El impacto del término post-truth nace de descubrir que la política no necesita argumentar ni convencer con la verdad de los hechos, sino que los puede inventar y tener el mismo éxito. Así lo ha demostrado Trump, asesorado por Putin, que ha empezado a usar las falsas noticias como una nueva arma de destrucción masiva de sus adversarios. Conocían ya los anglosajones, como nosotros, la manipulación de las noticias, la mentira, el engaño y la falsedad, pero siempre ha gozado allí la verdad de prestigio y respeto, mucho más que entre nosotros.
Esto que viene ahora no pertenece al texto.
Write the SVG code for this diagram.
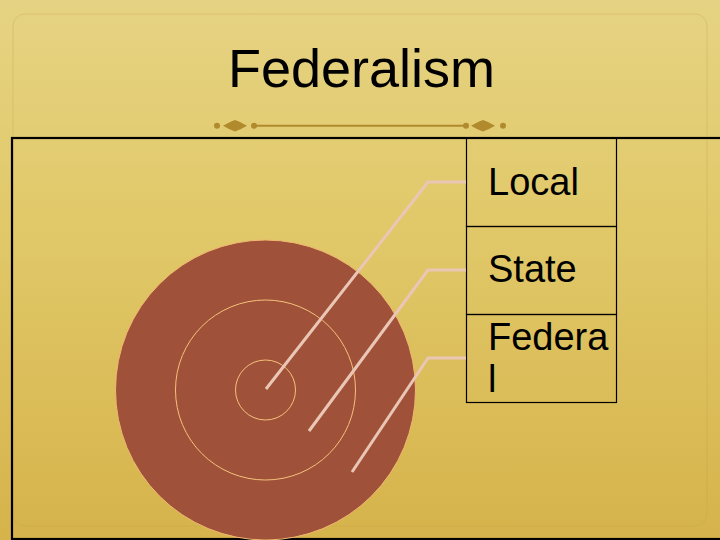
<svg xmlns="http://www.w3.org/2000/svg" width="720" height="540" viewBox="0 0 720 540">
  <defs>
    <linearGradient id="bg" x1="0" y1="0" x2="0" y2="1">
      <stop offset="0" stop-color="#e6d383"/>
      <stop offset="0.4" stop-color="#e1c96a"/>
      <stop offset="1" stop-color="#d6b34b"/>
    </linearGradient>
    <style>
      .lbl { font-family: "Liberation Sans", Arial, sans-serif; font-size: 38px; fill: #000; }
      .title { font-family: "Liberation Sans", Arial, sans-serif; font-size: 54px; fill: #000; }
      .box { fill: none; stroke: #000; stroke-width: 1.2; }
      .ring { fill: none; stroke: #f3c27a; stroke-width: 1; }
      .conn { fill: none; stroke: #eac6b4; stroke-width: 3; stroke-linejoin: round; }
      .orn { fill: #b08a2c; }
    </style>
  </defs>
  <rect width="720" height="540" fill="url(#bg)"/>
  <rect x="13" y="14" width="694" height="512" rx="12" fill="none" stroke="#b89a48" stroke-opacity="0.3" stroke-width="1"/>

  <text class="title" x="228" y="87">Federalism</text>

  <g id="ornament">
    <line x1="253" y1="125.7" x2="466" y2="125.7" stroke="#b08a2c" stroke-width="2"/>
    <circle class="orn" cx="217" cy="125.7" r="3"/>
    <circle class="orn" cx="254" cy="125.7" r="3"/>
    <circle class="orn" cx="466" cy="125.7" r="3"/>
    <circle class="orn" cx="503" cy="125.7" r="3"/>
    <path class="orn" d="M223 125.7 Q229 122 235 120 Q241 122 247 125.7 Q241 129.4 235 131.5 Q229 129.4 223 125.7 Z"/>
    <path class="orn" d="M471 125.7 Q477 122 483 120 Q489 122 495 125.7 Q489 129.4 483 131.5 Q477 129.4 471 125.7 Z"/>
  </g>

  <rect x="12" y="138" width="720" height="401" fill="none" stroke="#000" stroke-width="2.2"/>

  <g id="target">
    <circle cx="265.5" cy="390" r="150" fill="#a0513a" stroke="#f0b870" stroke-width="1"/>
    <circle class="ring" cx="265.5" cy="390" r="90"/>
    <circle class="ring" cx="265.5" cy="390" r="30"/>
  </g>

  <g id="node-local">
    <rect class="box" x="466.5" y="138" width="150" height="88.5"/>
    <text class="lbl" x="488" y="195">Local</text>
  </g>
  <g id="node-state">
    <rect class="box" x="466.5" y="226.5" width="150" height="88"/>
    <text class="lbl" x="488" y="282">State</text>
  </g>
  <g id="node-federal">
    <rect class="box" x="466.5" y="314.5" width="150" height="88"/>
    <text class="lbl" x="488" y="350">Federa</text>
    <text class="lbl" x="488" y="392">l</text>
  </g>

  <g id="connectors">
    <polyline class="conn" points="266,389 428,182 466,182"/>
    <polyline class="conn" points="309,431 428,270 466,270"/>
    <polyline class="conn" points="352,472 428,358 466,358"/>
  </g>
</svg>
Una mentira podía echar a un Presidente de la Casa Blanca (recordemos a Nixon y su Watergate).
El interés de la nueva palabra está en que nos alerta de ese nuevo fenónemo que equipara la verdad y la mentira, revelándonos la inconsistencia de los hechos. Descubrimos de pronto que los hechos no son importantes por sí mismos, por su adecuación a la realidad objetiva, sino por los sentimientos y emociones que despiertan, alientan y confirman. La verdad no tiene un valor en sí misma, sino meramente instrumental.
Si la mentira puede producir los mismos efectos, poco importa que sea ficción o invención. El único requisito es que tenga “visos de verdad”. ¿Pero existe hoy algo que, presentado por la televisión, la radio, la prensa o internet, no tenga, de entrada, visos de verdad? Discriminar entre la verdad y la mentira, (o la medioverdad y la mediomentira), es una tarea agotadora, que exige mucha información adicional. Todos estamos más predispuestos a dejarnos llevar por nuestras creencias y emociones que a poner en duda lo que nos dicen y cuentan los medios afines.
Así que demos la bienvenida a la posverdad si nos ayuda a plantear el gran problema implícito en el neologismo: cómo puede la democracia hacer frente a la mentira utilizada como arma política de destrucción del adversario. Porque el problema está ahí, no en la dificultad de distinguir la verdad de la ficción, sino en el uso intencionado y masivo de la mentira como medio de alcanzar el poder.
Es aquí donde digo que vamos por delante (en contra de lo que creemos, los españoles hemos sido, y seguimos siéndolo, pioneros de muchas cosas, no todas malas, claro). En Cataluña, por ejemplo, la posverdad es el medio natural del independentismo. (Véase mi artículo en este mismo periódico, “Cataluña: del dicho al dato”). Los secesionistas han inventado, incluso, la poshistoria. No hay día en que un jeta, pagado por la Generalidad, nos descubra que ha descubierto el origen catalán de cualquier héroe o personaje relevante de la historia, del Cid a Cervantes. ¿Y la realidad de los hechos? ¿Qué les puede interesar a quienes proclaman que el 30% de los catalanes que votan independentismo son la mayoría del pueblo catalán, “indefectiblemente”? La propaganda separatista se empeña en que los catalanes vivan en la poshistoria, la poseconomía y la pospolítica. Bajo su influencia, los plurinacionalistas están empeñados en inventar el posestado y la posnación.
¿Pero se puede vivir permanentemente en una realidad falsa, inventada y sostenida sólo con emociones y sentimientos de superioridad? No hay duda de que una sociedad puede vivir durante un tiempo en el delirio compartido, pero no permanentemente. Lo malo es que no podemos esperar a que los hechos impongan su verdad, porque el sufrimiento y el coste humano no esperan. No hay otra salida que confiar en la fuerza de la palabra y la verdad para combatir la mentira.
(P.D. Dije que los nacionalistas han sido pioneros de la posverdad. Debo hacer justicia: han sido los dirigentes palestinos quizá los primeros en inventar las mentiras de la posverdad, empezando por inventarse a sí mismos como pueblo milenario. Aseguran incluso que Jesucristo era palestino. No es un chiste, no son de Bilbao. Mahmud Abbas, el pacifista, acaba de proclamarlo: Cristo no sólo era palestino, sino modelo para mártires terroristas, a los que subvenciona con un sueldo de por vida para sus familias. Dinero que, generosa e incondicionalmente, nosotros les damos. La posverdad es también un negocio).